:: Raw data ::

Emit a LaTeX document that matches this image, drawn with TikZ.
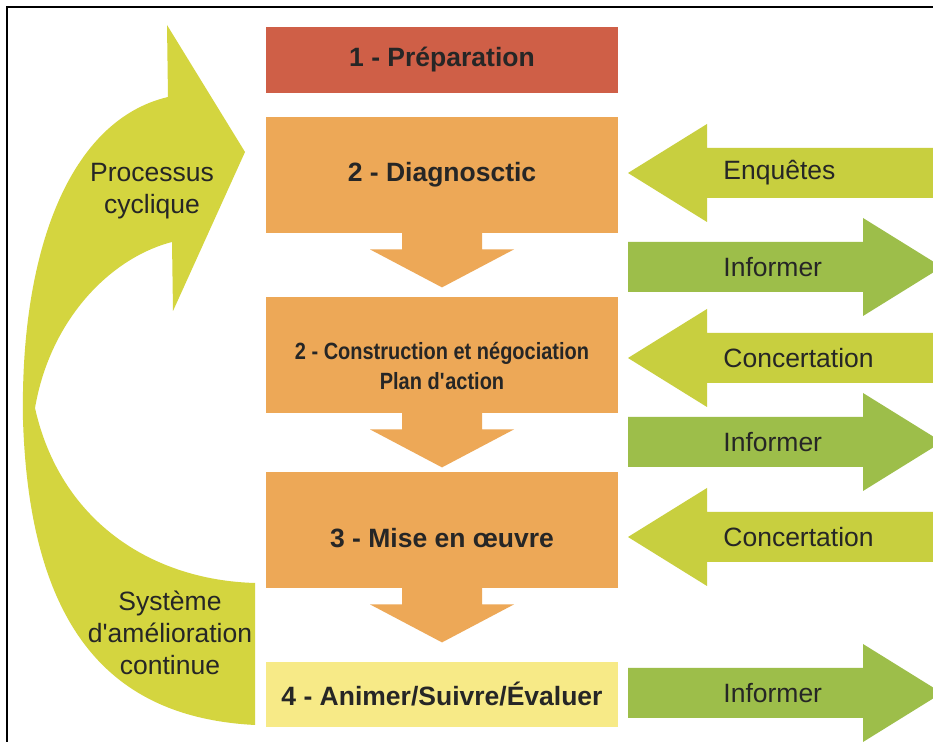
\documentclass[tikz,border=0pt]{standalone}
\usepackage{fontspec}
\setmainfont{Liberation Sans}
\newfontfamily\condensedfont[FakeStretch=0.85]{Liberation Sans}
\usetikzlibrary{calc}

\definecolor{rouge}{HTML}{CF5F47}
\definecolor{orangebox}{HTML}{EDA857}
\definecolor{jaunebox}{HTML}{F7EA87}
\definecolor{cyclecol}{HTML}{D4D53F}
\definecolor{flecheG}{HTML}{C8CF3F}
\definecolor{flecheD}{HTML}{9DBE4A}

\begin{document}
\begin{tikzpicture}[x=0.5pt,y=-0.5pt,
  etape/.style={rectangle,inner sep=0pt,minimum width=176pt,text=black!85,font=\fontsize{13.25}{15}\selectfont\bfseries},
  texte/.style={text=black!85,font=\fontsize{13.25}{16}\selectfont,align=center,inner sep=0pt}]
\useasboundingbox (0,0) rectangle (933,742);
\clip (0,0) rectangle (933,742);
\fill[white] (0,0) rectangle (933,742);
\draw[line width=1pt] (7,760) -- (7,7) -- (950,7);

% fleche du cycle
\fill[cyclecol] (255,725) .. controls (120,718) and (30,640) .. (23,420)
  .. controls (20,250) and (70,120) .. (168,97)
  -- (167,25) -- (245,152) -- (173,311) -- (172,242)
  .. controls (110,258) and (50,320) .. (35,408)
  .. controls (60,520) and (150,580) .. (255,583) -- cycle;
\node[texte] (cyclique) at (152,191) {Processus\\cyclique};
\node[texte] (amelioration) at (170,633) {Système\\d\textquotesingle amélioration\\continue};

% etapes
\node[etape,fill=rouge,minimum height=33pt] (prep) at (442,60) {1 - Préparation};
\node[etape,fill=orangebox,minimum height=58pt] (diag) at (442,175) {2 - Diagnosctic};
\node[etape,fill=orangebox,minimum height=58pt] (constr) at (442,355) {};
\node[etape,fill=orangebox,minimum height=58pt] (oeuvre) at (442,530) {};
\node[etape,fill=jaunebox,minimum height=32.5pt] (animer) at (442,694.5) {4 - Animer/Suivre/Évaluer};
\node[texte,font=\fontsize{11.75}{15}\selectfont\condensedfont\bfseries] (constr-txt) at (442,366) {2 - Construction et négociation\\Plan d\textquotesingle action};
\node[texte,font=\fontsize{13.25}{15}\selectfont\bfseries] (oeuvre-txt) at (442,538) {3 - Mise en œuvre};

\foreach \haut in {diag,constr,oeuvre} {
  \fill[orangebox] ($(\haut.south)+(-40,-1)$) -- ($(\haut.south)+(-40,16)$) -- ($(\haut.south)+(-72,16)$)
    -- ($(\haut.south)+(0,54)$) -- ($(\haut.south)+(72,16)$) -- ($(\haut.south)+(40,16)$)
    -- ($(\haut.south)+(40,-1)$) -- cycle;
}

% fleches laterales
\foreach \y/\txt [count=\i] in {173/Enquêtes,358/Concertation,537/Concertation} {
  \fill[flecheG] (628,\y) -- (707,\y-49) -- (707,\y-25) -- (945,\y-25) -- (945,\y+25)
    -- (707,\y+25) -- (707,\y+49) -- cycle;
  \node[texte,anchor=west] (entree\i) at (723,\y) {\txt};
}
\foreach \y [count=\i] in {267,442,693} {
  \fill[flecheD] (628,\y-25) -- (863,\y-25) -- (863,\y-49) -- (942,\y) -- (863,\y+49)
    -- (863,\y+25) -- (628,\y+25) -- cycle;
  \node[texte,anchor=west] (sortie\i) at (723,\y) {Informer};
}

\end{tikzpicture}
\end{document}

:::

_Exercise_
Restate the whole listing above exactly, please, omitting every image.

_Written reply_
Emit a LaTeX document that matches this image, drawn with TikZ.
\documentclass[tikz,border=0pt]{standalone}
\usepackage{fontspec}
\setmainfont{Liberation Sans}
\newfontfamily\condensedfont[FakeStretch=0.85]{Liberation Sans}
\usetikzlibrary{calc}

\definecolor{rouge}{HTML}{CF5F47}
\definecolor{orangebox}{HTML}{EDA857}
\definecolor{jaunebox}{HTML}{F7EA87}
\definecolor{cyclecol}{HTML}{D4D53F}
\definecolor{flecheG}{HTML}{C8CF3F}
\definecolor{flecheD}{HTML}{9DBE4A}

\begin{document}
\begin{tikzpicture}[x=0.5pt,y=-0.5pt,
  etape/.style={rectangle,inner sep=0pt,minimum width=176pt,text=black!85,font=\fontsize{13.25}{15}\selectfont\bfseries},
  texte/.style={text=black!85,font=\fontsize{13.25}{16}\selectfont,align=center,inner sep=0pt}]
\useasboundingbox (0,0) rectangle (933,742);
\clip (0,0) rectangle (933,742);
\fill[white] (0,0) rectangle (933,742);
\draw[line width=1pt] (7,760) -- (7,7) -- (950,7);

% fleche du cycle
\fill[cyclecol] (255,725) .. controls (120,718) and (30,640) .. (23,420)
  .. controls (20,250) and (70,120) .. (168,97)
  -- (167,25) -- (245,152) -- (173,311) -- (172,242)
  .. controls (110,258) and (50,320) .. (35,408)
  .. controls (60,520) and (150,580) .. (255,583) -- cycle;
\node[texte] (cyclique) at (152,191) {Processus\\cyclique};
\node[texte] (amelioration) at (170,633) {Système\\d\textquotesingle amélioration\\continue};

% etapes
\node[etape,fill=rouge,minimum height=33pt] (prep) at (442,60) {1 - Préparation};
\node[etape,fill=orangebox,minimum height=58pt] (diag) at (442,175) {2 - Diagnosctic};
\node[etape,fill=orangebox,minimum height=58pt] (constr) at (442,355) {};
\node[etape,fill=orangebox,minimum height=58pt] (oeuvre) at (442,530) {};
\node[etape,fill=jaunebox,minimum height=32.5pt] (animer) at (442,694.5) {4 - Animer/Suivre/Évaluer};
\node[texte,font=\fontsize{11.75}{15}\selectfont\condensedfont\bfseries] (constr-txt) at (442,366) {2 - Construction et négociation\\Plan d\textquotesingle action};
\node[texte,font=\fontsize{13.25}{15}\selectfont\bfseries] (oeuvre-txt) at (442,538) {3 - Mise en œuvre};

\foreach \haut in {diag,constr,oeuvre} {
  \fill[orangebox] ($(\haut.south)+(-40,-1)$) -- ($(\haut.south)+(-40,16)$) -- ($(\haut.south)+(-72,16)$)
    -- ($(\haut.south)+(0,54)$) -- ($(\haut.south)+(72,16)$) -- ($(\haut.south)+(40,16)$)
    -- ($(\haut.south)+(40,-1)$) -- cycle;
}

% fleches laterales
\foreach \y/\txt [count=\i] in {173/Enquêtes,358/Concertation,537/Concertation} {
  \fill[flecheG] (628,\y) -- (707,\y-49) -- (707,\y-25) -- (945,\y-25) -- (945,\y+25)
    -- (707,\y+25) -- (707,\y+49) -- cycle;
  \node[texte,anchor=west] (entree\i) at (723,\y) {\txt};
}
\foreach \y [count=\i] in {267,442,693} {
  \fill[flecheD] (628,\y-25) -- (863,\y-25) -- (863,\y-49) -- (942,\y) -- (863,\y+49)
    -- (863,\y+25) -- (628,\y+25) -- cycle;
  \node[texte,anchor=west] (sortie\i) at (723,\y) {Informer};
}

\end{tikzpicture}
\end{document}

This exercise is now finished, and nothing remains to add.